Our first ggplot PCA score plot

Again we can use the ggrepel package and the function ggrepel::geom_text_repel() to label up the plot with non overlapping candy names like. We will also add a title and subtitle like so:

library(ggrepel)

p + geom_text_repel(size=3.3, col=my_cols, max.overlaps = 7)  + 
  theme(legend.position = "none") +
  labs(title="Halloween Candy PCA Space",
       subtitle="Colored by type: chocolate bar (dark brown), chocolate other (light brown), fruity (red), other (black)",
       caption="Data from 538")

A refined and polished PCA score plot

If you want to see more candy labels you can change the max.overlaps value to allow more overlapping labels or pass the ggplot object p to plotly like so to generate an interactive plot that you can mouse over to see labels:

library(plotly)
ggplotly(p)

Let’s finish by taking a quick look at PCA our loadings. Do these make sense to you? Notice the opposite effects of chocolate and fruity and the similar effects of chocolate and bar (i.e. we already know they are correlated).

ggplot(pca$rotation) +
  aes(___, ___) +
  geom____()

A PCA loadings plot

  • Q24. Complete the code to generate the loadings plot above. What original variables are picked up strongly by PC1 in the positive direction? Do these make sense to you? Where did you see this relationship highlighted previously?

8 Summary

Starting with basic data import and exploration, you characterized the structure of the candy dataset and identified key variables. You then built increasingly sophisticated visualizations—from simple histograms to ranked bar plots to labeled scatter plots—to reveal patterns in candy popularity and pricing.

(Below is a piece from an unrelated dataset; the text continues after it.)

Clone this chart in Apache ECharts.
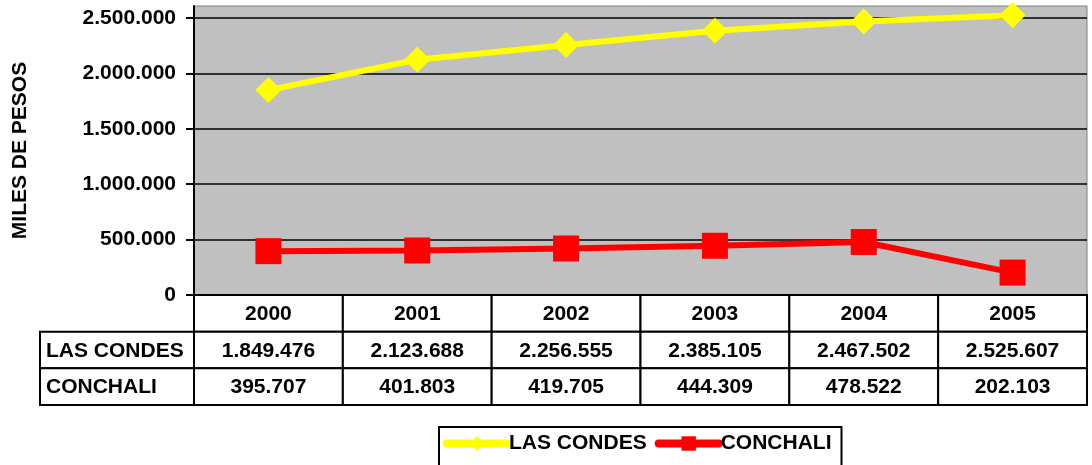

The correlation analysis showed you how candy attributes relate to each other (chocolate and fruity are essentially mutually exclusive, for instance), and this set the stage for PCA. By reducing the original variables down to a few PCs, you created a “map of candy space” where similar candies cluster together. The PCA loadings revealed that the primary axis of variation separates chocolate-based candies from fruity ones - the same pattern we observed in the correlation matrix, now visualized in a single, interpretable plot.

  • Q25. Based on your exploratory analysis, correlation findings, and PCA results, what combination of characteristics appears to make a “winning” candy? How do these different analyses (visualization, correlation, PCA) support or complement each other in reaching this conclusion?

Optional extension questions

losers = candy[which(candy$winpercent < 50),]
winners = candy[which(candy$winpercent >= 50),]
  • Q26. Are popular candies more expensive? In other words: is price significantly different between “winners” and “losers”? List both average values and a P-value along with your answer.

  • Q27. Are candies with more sugar more likely to be popular? What is your interpretation of the means and P-value in this case?